¿Somos una iglesia que práctica el diálogo?

Febrero me vuelve un hombre dialogante. Y le hecho la culpa al frio y la niebla. Pero descubro que el diálogo es un método con leyes propias y para que se dé un auténtico dálogo es necesario que se cumplan una serie de condiciones. El diálogo es todo lo contrario al monologo.

La primera condición es la libertad. O sea, mi iglesia requiere de libertad. Y esto significa que no se pueden imponer criterios por la fuerza, ni aún el diálogo ha de ser una imposición. Sólo cuando las mujeres y los hombres participan con libertad en él; el barco llamado iglesia podrá llegar a buen puerto.

La segunda condición tiene que ver con la manera en que nos sentamos, o sea está relacionado con el plano de la igualdad. Por ello el mejor símbolo del diálogo es una mesa redonda, como la del Rey Arturo.
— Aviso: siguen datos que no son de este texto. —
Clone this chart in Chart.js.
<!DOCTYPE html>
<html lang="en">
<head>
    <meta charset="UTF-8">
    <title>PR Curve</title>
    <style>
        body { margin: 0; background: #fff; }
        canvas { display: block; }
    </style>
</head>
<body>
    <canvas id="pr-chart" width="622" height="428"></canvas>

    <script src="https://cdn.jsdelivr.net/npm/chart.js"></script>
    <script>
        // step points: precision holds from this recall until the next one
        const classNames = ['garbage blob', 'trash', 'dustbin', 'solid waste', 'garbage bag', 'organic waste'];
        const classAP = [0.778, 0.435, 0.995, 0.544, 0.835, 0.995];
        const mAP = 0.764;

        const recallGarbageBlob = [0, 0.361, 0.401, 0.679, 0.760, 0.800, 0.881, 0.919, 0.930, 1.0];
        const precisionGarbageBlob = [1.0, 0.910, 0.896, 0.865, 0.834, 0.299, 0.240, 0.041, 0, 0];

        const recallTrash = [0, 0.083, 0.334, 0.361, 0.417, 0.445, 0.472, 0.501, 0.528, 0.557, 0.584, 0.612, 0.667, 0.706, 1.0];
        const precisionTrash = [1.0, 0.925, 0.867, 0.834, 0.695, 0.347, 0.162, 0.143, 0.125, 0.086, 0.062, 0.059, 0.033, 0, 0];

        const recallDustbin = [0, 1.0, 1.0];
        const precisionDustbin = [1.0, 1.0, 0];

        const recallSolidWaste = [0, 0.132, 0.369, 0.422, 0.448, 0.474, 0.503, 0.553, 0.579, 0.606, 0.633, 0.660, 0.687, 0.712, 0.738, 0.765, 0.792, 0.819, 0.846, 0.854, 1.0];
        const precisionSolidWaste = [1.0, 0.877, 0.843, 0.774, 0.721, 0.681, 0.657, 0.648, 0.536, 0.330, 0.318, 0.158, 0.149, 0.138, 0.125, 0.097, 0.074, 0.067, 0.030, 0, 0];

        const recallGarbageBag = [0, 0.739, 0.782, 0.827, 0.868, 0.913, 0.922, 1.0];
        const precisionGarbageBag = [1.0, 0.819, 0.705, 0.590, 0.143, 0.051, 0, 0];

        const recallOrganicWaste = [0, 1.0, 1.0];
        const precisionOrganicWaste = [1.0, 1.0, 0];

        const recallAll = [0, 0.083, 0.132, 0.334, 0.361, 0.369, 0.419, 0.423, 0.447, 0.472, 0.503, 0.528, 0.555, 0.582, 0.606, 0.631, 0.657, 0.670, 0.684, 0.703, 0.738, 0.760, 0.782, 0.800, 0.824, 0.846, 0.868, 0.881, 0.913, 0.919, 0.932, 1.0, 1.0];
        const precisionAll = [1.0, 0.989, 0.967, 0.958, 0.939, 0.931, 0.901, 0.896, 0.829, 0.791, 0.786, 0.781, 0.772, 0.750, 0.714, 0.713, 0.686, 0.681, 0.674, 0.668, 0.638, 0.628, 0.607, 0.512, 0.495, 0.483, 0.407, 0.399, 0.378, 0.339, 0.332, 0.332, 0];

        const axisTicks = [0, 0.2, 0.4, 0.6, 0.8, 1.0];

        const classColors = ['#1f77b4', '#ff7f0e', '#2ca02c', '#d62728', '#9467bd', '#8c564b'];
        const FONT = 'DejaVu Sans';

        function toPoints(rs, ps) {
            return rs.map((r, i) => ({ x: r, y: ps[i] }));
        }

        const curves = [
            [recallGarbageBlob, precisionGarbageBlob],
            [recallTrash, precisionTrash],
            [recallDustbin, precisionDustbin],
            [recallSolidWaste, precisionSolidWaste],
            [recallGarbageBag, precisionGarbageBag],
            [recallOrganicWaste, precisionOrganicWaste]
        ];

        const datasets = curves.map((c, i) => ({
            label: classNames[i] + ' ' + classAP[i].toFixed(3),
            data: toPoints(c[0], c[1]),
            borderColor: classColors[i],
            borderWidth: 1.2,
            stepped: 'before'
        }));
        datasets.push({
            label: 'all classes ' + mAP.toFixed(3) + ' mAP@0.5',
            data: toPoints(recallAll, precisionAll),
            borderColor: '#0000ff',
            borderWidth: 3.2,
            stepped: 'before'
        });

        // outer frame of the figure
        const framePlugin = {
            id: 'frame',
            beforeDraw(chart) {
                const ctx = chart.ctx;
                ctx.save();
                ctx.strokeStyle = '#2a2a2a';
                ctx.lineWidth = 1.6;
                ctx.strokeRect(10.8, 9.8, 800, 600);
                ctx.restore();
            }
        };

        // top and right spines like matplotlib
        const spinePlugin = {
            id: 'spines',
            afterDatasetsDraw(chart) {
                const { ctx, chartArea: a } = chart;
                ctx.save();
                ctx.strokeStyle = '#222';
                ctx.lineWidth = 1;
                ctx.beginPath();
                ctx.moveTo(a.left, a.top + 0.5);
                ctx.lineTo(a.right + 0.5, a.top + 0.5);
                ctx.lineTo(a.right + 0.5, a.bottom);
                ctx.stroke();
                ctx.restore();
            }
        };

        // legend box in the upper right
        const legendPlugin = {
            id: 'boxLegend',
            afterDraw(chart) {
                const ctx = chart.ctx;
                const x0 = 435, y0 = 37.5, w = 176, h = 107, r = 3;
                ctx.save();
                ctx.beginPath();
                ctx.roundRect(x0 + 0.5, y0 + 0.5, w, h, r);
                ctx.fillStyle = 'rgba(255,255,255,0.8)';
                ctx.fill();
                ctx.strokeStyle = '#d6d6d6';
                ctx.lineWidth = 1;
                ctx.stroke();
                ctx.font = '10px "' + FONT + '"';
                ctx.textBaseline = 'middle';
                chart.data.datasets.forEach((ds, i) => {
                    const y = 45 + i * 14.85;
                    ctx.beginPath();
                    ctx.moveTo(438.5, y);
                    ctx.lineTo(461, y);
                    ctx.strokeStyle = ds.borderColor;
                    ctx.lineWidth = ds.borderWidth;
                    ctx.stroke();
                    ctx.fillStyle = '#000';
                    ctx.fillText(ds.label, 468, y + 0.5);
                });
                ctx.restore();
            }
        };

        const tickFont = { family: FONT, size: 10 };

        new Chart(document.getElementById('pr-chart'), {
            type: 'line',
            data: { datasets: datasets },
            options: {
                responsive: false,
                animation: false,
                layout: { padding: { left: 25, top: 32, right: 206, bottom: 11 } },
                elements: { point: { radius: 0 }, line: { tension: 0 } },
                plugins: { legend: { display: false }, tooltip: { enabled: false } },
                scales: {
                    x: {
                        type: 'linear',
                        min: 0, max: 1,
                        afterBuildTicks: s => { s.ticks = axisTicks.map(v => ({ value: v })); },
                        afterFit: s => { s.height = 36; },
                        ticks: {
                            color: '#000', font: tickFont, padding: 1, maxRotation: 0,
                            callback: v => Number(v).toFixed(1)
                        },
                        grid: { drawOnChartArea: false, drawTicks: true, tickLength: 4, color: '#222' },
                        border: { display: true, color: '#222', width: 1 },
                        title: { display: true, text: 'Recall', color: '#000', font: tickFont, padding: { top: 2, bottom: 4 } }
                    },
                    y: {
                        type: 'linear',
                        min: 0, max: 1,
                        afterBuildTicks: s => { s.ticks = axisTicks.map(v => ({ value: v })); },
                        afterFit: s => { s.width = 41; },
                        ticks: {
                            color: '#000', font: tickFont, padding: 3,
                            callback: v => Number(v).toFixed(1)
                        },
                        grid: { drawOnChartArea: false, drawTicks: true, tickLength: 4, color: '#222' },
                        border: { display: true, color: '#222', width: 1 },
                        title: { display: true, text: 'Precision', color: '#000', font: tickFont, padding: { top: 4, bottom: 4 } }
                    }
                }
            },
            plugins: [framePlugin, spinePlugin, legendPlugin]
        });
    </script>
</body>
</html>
Es en ese tipo de mesa donde no caben puestos de honor ni presidencias.

La tercera condición tiene que ver con una actitud: la reciprocidad. Es la reciprocidad la que le dice a la iglesia, o a la comunidad, que todas las partes que participan del diálogo han de abrirse a ese movimiento de dar y recibir que a veces tan poco nos gusta. La reciprocidad es la base de la confianza y la aceptación.

Febrero me hace ver el diálogo desde una perspectiva poco prágmatica. No voy al diálogo a cambiar a nadie, eso solo lo hace un evangelio vivo. Voy al diálogo esperando que el otro me haga mejor, me enriquezca y yo le pueda aportar un poco de luz a sus oscuridades. No voy al diálogo a que me venzan o a salir vencedor. Una iglesia que pretenda salir vencedora en toda sus lides es que tiene vocación de fortaleza.
Y ya sabemos lo que la historia ha hecho de las fortalezas: museos o ruinas.

Si, Febrero me cambia por dentro. Y yo le hecho la culpa al frio y a la niebla.